March 7, 2013
Justin McCallum / The Tufts Daily
“As youth, we don’t have a voice in this fight. In the sense that, like, there’s no way that I can climb the government ladder and end up in a position of enough political power to save myself now. I’m never going to get that chance. And there are kids who are being born today, or born 10 years ago, they’re not really going to get that chance either, if we don’t start winning in the next couple of years.”
Those are the words of Alli Welton, a 20 year-old college student quoted in an excellent article in Grist by Wen Stephenson (The children: Why a generation is putting itself on the line for the climate).
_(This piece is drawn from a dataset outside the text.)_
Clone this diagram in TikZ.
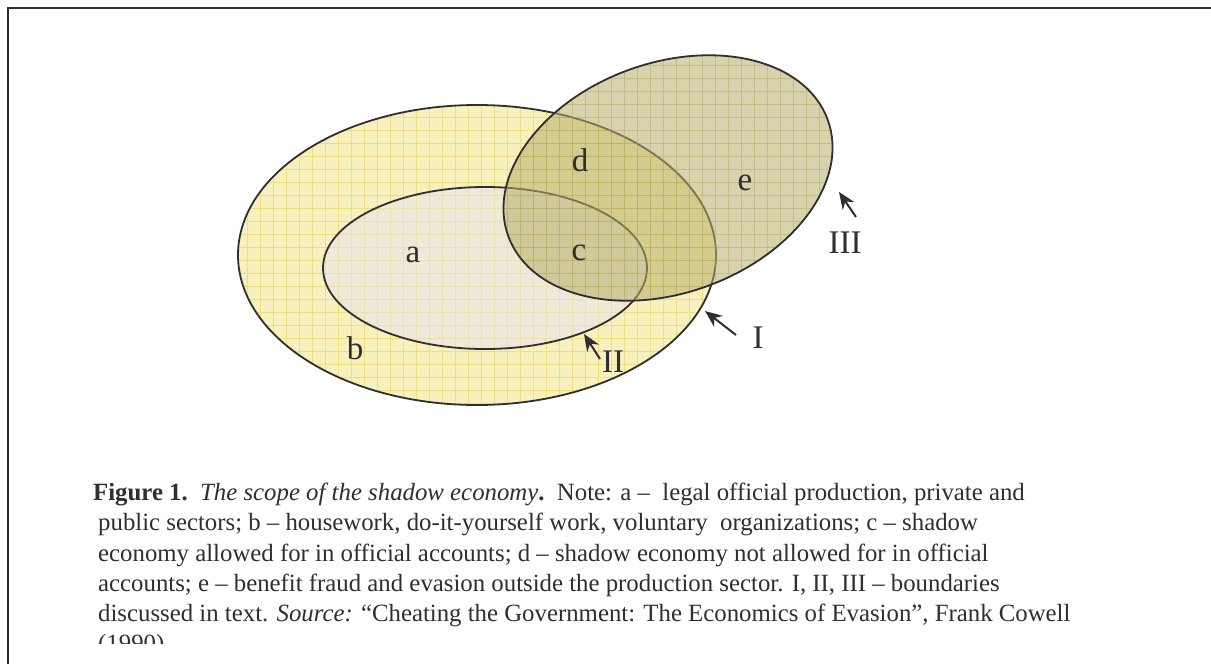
\documentclass[tikz,border=0pt]{standalone}
\usepackage{fontspec}
\setmainfont{Liberation Serif}
\usetikzlibrary{arrows.meta}
\definecolor{yelfill}{HTML}{F8F1BD}
\definecolor{yelgrid}{HTML}{EEDF80}
\definecolor{afill}{HTML}{EEE9D8}
\definecolor{agrid}{HTML}{EAE1B0}
\definecolor{olive}{HTML}{B8AF68}
\definecolor{olivegrid}{HTML}{A89C50}
\definecolor{edge}{HTML}{2E2E33}
\tikzset{
  rim/.style={draw=edge, line width=1.8pt},
  lbl/.style={font=\fontsize{33}{38}\selectfont, text=edge, inner sep=0pt},
  ptr/.style={draw=edge, line width=2pt, -{Stealth[length=17pt,width=14pt]}},
  captxt/.style={font=\fontsize{24.8}{30}\selectfont, text=edge, anchor=base west, inner sep=0pt},
}
\begin{document}
\begin{tikzpicture}[x=1pt,y=-1pt]
\useasboundingbox (0,0) rectangle (1211,664);
\fill[white] (0,0) rectangle (1211,664);
% frame
\draw[edge, line width=2.4pt] (8,664) -- (8,8) -- (1211,8);
% outer ellipse I
\fill[yelfill] (477,255) ellipse [x radius=239pt, y radius=150pt];
\begin{scope}
  \clip (477,255) ellipse [x radius=239pt, y radius=150pt];
  \draw[yelgrid, line width=0.9pt, step=13pt] (230,100) grid (720,410);
\end{scope}
\draw[rim] (477,255) ellipse [x radius=239pt, y radius=150pt];
% inner ellipse II
\fill[afill] (485,268) ellipse [x radius=162pt, y radius=81pt];
\begin{scope}
  \clip (485,268) ellipse [x radius=162pt, y radius=81pt];
  \draw[agrid, line width=0.6pt, step=13pt] (320,185) grid (650,352);
\end{scope}
\draw[rim] (485,268) ellipse [x radius=162pt, y radius=81pt];
% tilted ellipse III
\begin{scope}[rotate around={20:(668,178)}]
  \fill[olive, fill opacity=0.55] (668,178) ellipse [x radius=170pt, y radius=115pt];
  \begin{scope}
    \clip (668,178) ellipse [x radius=170pt, y radius=115pt];
    \draw[olivegrid, opacity=0.4, line width=0.9pt, rotate around={-20:(668,178)}, step=13pt] (480,40) grid (860,320);
  \end{scope}
  \draw[rim] (668,178) ellipse [x radius=170pt, y radius=115pt];
\end{scope}
% region labels
\node[lbl] (la) at (413,255) {a};
\node[lbl] (lb) at (355,348) {b};
\node[lbl] (lc) at (579,253) {c};
\node[lbl] (ld) at (580,160) {d};
\node[lbl] (le) at (745,183) {e};
% boundary labels and pointers
\node[lbl] (lII) at (613,362) {II};
\node[lbl] (lI) at (758,338) {I};
\node[lbl] (lIII) at (845,243) {III};
\coordinate (tII) at (600,359);
\coordinate (hII) at (584,334);
\coordinate (tI) at (736,335);
\coordinate (hI) at (705,311);
\coordinate (tIII) at (856,217);
\coordinate (hIII) at (839,192);
\draw[ptr] (tII) -- (hII);
\draw[ptr] (tI) -- (hI);
\draw[ptr] (tIII) -- (hIII);
% caption
\begin{scope}
\clip (0,0) rectangle (1211,643);
\node[captxt] (c1) at (93,500) {\textbf{Figure 1.}\ \ \textit{The scope of the shadow economy}\textbf{.}\ \ Note: a --\ \ legal official production, private and};
\node[captxt] (c2) at (98,530) {public sectors; b -- housework, do-it-yourself work, voluntary\ \ organizations; c -- shadow};
\node[captxt] (c3) at (98,561) {economy allowed for in official accounts; d -- shadow economy not allowed for in official};
\node[captxt] (c4) at (98,591) {accounts; e -- benefit fraud and evasion outside the production sector. I, II, III -- boundaries};
\node[captxt] (c5) at (98,621) {discussed in text. \textit{Source:} ``Cheating the Government: The Economics of Evasion'', Frank Cowell};
\node[captxt] (c6) at (98,651) {(1990)};
\end{scope}
\end{tikzpicture}
\end{document}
Stephenson’s article, and especially the strong clear words of the youth he interviews, can help us all see through the eyes of today’s youth climate leaders, who grasp the narrowing window of opportunity for strong and effective action on climate change and are mobilizing for fossil fuel divestment, against mountain top removal, and to block the Keystone XL pipeline in growing numbers.
At Climate Interactive, we are as likely to tell a story with numbers and graphs as we are with words. Our new CO2 Timeline Tool corroborates the point made in different ways by each of the young people interviewed by Stephenson; decisions about climate and energy that are being made today will reverberate, for better or worse, through lives of today’s children and youth. The long lifetime of CO2 in the atmosphere guarantees that today’s fossil fuel pollution will warm the Earth for decades to come. And policy that keeps fossil fuels in the ground today, keeps more options open for young people’s futures.
A tenant of systems thinking is that responsibility for important decisions should be given to those who will feel the impacts of the decision. For that reason alone all of us should listen, really listen, to what young people are asking, and, increasingly, demanding. In that sense the CO2 Timeline Tool tells an ethical story, and a story that should make all of us, young and old alike, stop and think about who should have the strongest voice in the climate fight.